## JOB
Repeat the listing that follows, character for character, minus the pictures.

-- start of PROVIDED RECORDS --

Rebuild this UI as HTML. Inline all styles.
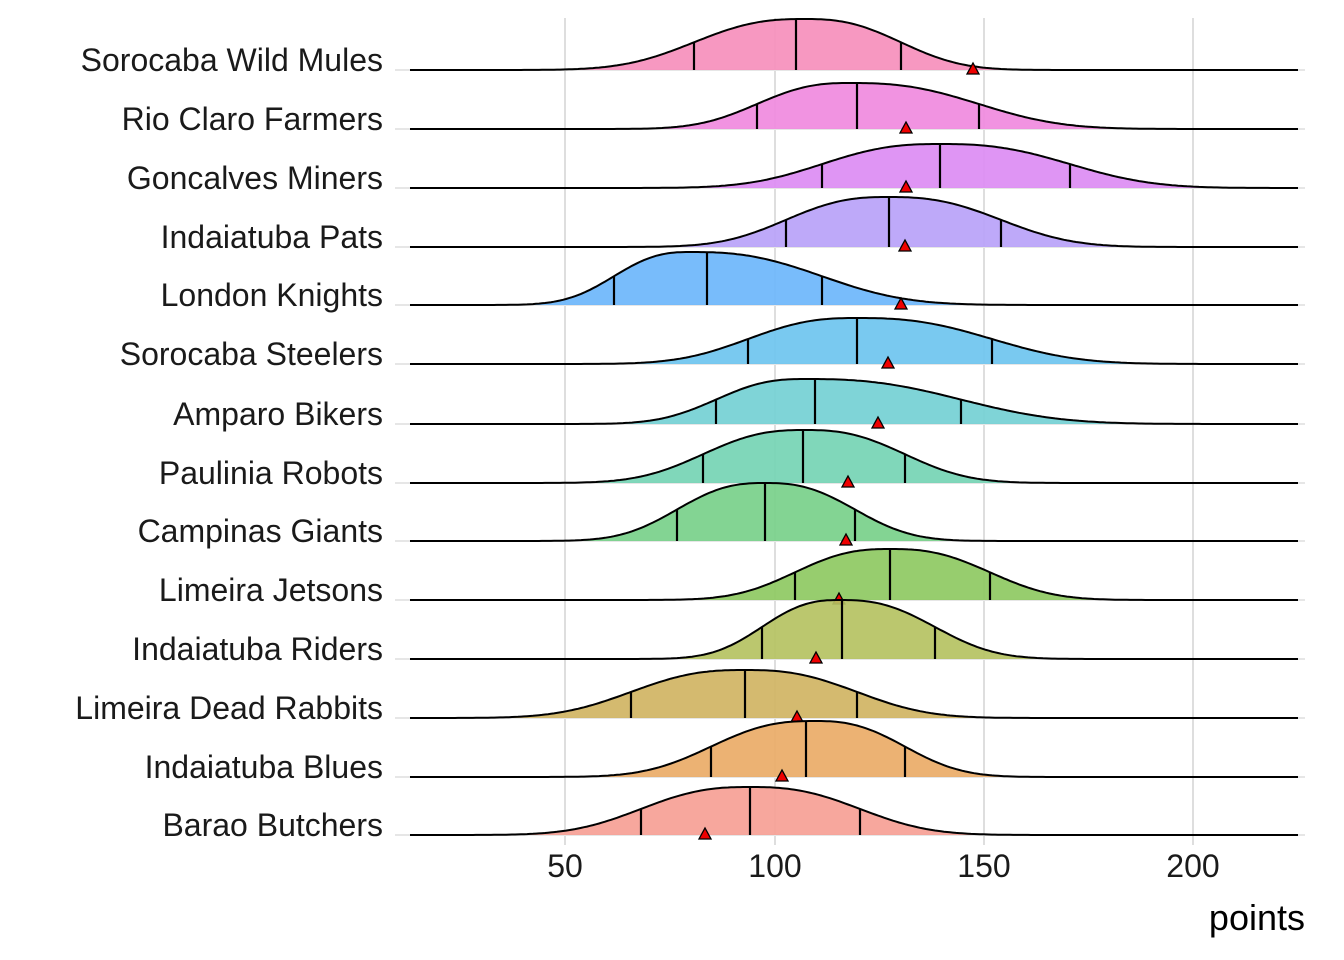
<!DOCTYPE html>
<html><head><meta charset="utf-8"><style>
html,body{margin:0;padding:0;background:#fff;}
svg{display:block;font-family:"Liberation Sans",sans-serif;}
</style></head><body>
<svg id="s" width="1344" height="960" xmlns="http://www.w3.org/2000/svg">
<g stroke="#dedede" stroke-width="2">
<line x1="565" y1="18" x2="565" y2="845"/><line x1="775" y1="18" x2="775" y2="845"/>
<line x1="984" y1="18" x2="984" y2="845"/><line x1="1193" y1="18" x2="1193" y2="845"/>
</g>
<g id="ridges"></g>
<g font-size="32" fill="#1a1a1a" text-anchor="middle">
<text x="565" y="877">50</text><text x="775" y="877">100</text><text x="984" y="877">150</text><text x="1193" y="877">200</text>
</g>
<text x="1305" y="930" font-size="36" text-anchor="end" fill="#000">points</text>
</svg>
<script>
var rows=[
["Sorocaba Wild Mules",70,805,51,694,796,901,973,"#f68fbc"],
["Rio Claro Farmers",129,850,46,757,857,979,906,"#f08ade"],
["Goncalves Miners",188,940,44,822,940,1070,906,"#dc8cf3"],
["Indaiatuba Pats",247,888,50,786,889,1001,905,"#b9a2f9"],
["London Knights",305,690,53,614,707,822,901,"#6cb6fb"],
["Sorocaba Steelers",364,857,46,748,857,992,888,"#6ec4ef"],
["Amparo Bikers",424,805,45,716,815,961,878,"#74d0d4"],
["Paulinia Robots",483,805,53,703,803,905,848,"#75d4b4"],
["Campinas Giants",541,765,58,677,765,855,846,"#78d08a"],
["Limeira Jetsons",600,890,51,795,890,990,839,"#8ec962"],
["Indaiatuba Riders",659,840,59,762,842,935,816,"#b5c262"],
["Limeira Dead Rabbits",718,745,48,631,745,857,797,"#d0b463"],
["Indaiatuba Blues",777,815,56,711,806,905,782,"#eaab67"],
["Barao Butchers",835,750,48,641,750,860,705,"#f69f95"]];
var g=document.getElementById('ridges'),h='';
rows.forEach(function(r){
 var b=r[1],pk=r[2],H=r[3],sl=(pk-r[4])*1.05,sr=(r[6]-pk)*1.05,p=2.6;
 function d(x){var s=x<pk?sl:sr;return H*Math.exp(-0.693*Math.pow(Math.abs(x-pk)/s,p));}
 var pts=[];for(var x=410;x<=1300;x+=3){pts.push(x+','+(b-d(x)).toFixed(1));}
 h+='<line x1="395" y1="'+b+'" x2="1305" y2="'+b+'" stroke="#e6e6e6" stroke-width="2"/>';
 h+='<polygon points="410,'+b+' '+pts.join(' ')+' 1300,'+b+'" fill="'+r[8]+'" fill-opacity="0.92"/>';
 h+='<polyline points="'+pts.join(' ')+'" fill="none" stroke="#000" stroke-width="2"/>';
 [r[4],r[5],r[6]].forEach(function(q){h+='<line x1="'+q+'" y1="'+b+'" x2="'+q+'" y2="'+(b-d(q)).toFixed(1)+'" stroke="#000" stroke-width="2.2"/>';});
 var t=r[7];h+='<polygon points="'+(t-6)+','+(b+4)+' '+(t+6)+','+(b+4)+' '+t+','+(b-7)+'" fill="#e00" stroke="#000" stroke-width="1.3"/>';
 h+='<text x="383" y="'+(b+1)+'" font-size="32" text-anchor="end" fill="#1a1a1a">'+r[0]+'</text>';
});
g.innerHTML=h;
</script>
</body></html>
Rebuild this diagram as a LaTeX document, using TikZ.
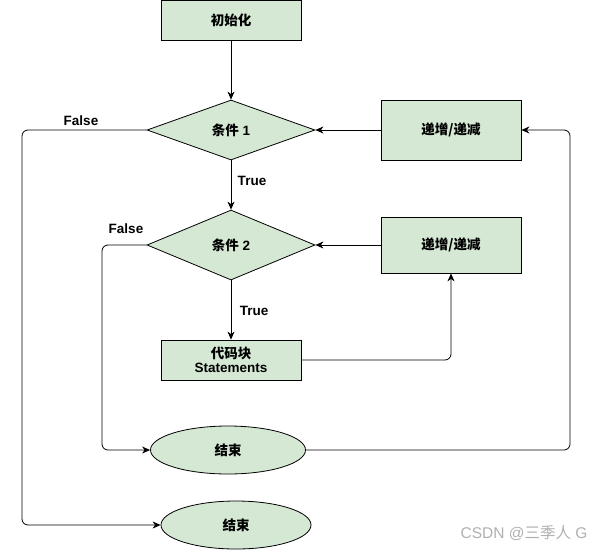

-- end of PROVIDED RECORDS --

## EXERCISE RESPONSE
Rebuild this UI as HTML. Inline all styles.
<!DOCTYPE html>
<html><head><meta charset="utf-8"><style>
html,body{margin:0;padding:0;background:#fff;}
svg{display:block;font-family:"Liberation Sans",sans-serif;}
</style></head><body>
<svg id="s" width="1344" height="960" xmlns="http://www.w3.org/2000/svg">
<g stroke="#dedede" stroke-width="2">
<line x1="565" y1="18" x2="565" y2="845"/><line x1="775" y1="18" x2="775" y2="845"/>
<line x1="984" y1="18" x2="984" y2="845"/><line x1="1193" y1="18" x2="1193" y2="845"/>
</g>
<g id="ridges"></g>
<g font-size="32" fill="#1a1a1a" text-anchor="middle">
<text x="565" y="877">50</text><text x="775" y="877">100</text><text x="984" y="877">150</text><text x="1193" y="877">200</text>
</g>
<text x="1305" y="930" font-size="36" text-anchor="end" fill="#000">points</text>
</svg>
<script>
var rows=[
["Sorocaba Wild Mules",70,805,51,694,796,901,973,"#f68fbc"],
["Rio Claro Farmers",129,850,46,757,857,979,906,"#f08ade"],
["Goncalves Miners",188,940,44,822,940,1070,906,"#dc8cf3"],
["Indaiatuba Pats",247,888,50,786,889,1001,905,"#b9a2f9"],
["London Knights",305,690,53,614,707,822,901,"#6cb6fb"],
["Sorocaba Steelers",364,857,46,748,857,992,888,"#6ec4ef"],
["Amparo Bikers",424,805,45,716,815,961,878,"#74d0d4"],
["Paulinia Robots",483,805,53,703,803,905,848,"#75d4b4"],
["Campinas Giants",541,765,58,677,765,855,846,"#78d08a"],
["Limeira Jetsons",600,890,51,795,890,990,839,"#8ec962"],
["Indaiatuba Riders",659,840,59,762,842,935,816,"#b5c262"],
["Limeira Dead Rabbits",718,745,48,631,745,857,797,"#d0b463"],
["Indaiatuba Blues",777,815,56,711,806,905,782,"#eaab67"],
["Barao Butchers",835,750,48,641,750,860,705,"#f69f95"]];
var g=document.getElementById('ridges'),h='';
rows.forEach(function(r){
 var b=r[1],pk=r[2],H=r[3],sl=(pk-r[4])*1.05,sr=(r[6]-pk)*1.05,p=2.6;
 function d(x){var s=x<pk?sl:sr;return H*Math.exp(-0.693*Math.pow(Math.abs(x-pk)/s,p));}
 var pts=[];for(var x=410;x<=1300;x+=3){pts.push(x+','+(b-d(x)).toFixed(1));}
 h+='<line x1="395" y1="'+b+'" x2="1305" y2="'+b+'" stroke="#e6e6e6" stroke-width="2"/>';
 h+='<polygon points="410,'+b+' '+pts.join(' ')+' 1300,'+b+'" fill="'+r[8]+'" fill-opacity="0.92"/>';
 h+='<polyline points="'+pts.join(' ')+'" fill="none" stroke="#000" stroke-width="2"/>';
 [r[4],r[5],r[6]].forEach(function(q){h+='<line x1="'+q+'" y1="'+b+'" x2="'+q+'" y2="'+(b-d(q)).toFixed(1)+'" stroke="#000" stroke-width="2.2"/>';});
 var t=r[7];h+='<polygon points="'+(t-6)+','+(b+4)+' '+(t+6)+','+(b+4)+' '+t+','+(b-7)+'" fill="#e00" stroke="#000" stroke-width="1.3"/>';
 h+='<text x="383" y="'+(b+1)+'" font-size="32" text-anchor="end" fill="#1a1a1a">'+r[0]+'</text>';
});
g.innerHTML=h;
</script>
</body></html>
Rebuild this diagram as a LaTeX document, using TikZ.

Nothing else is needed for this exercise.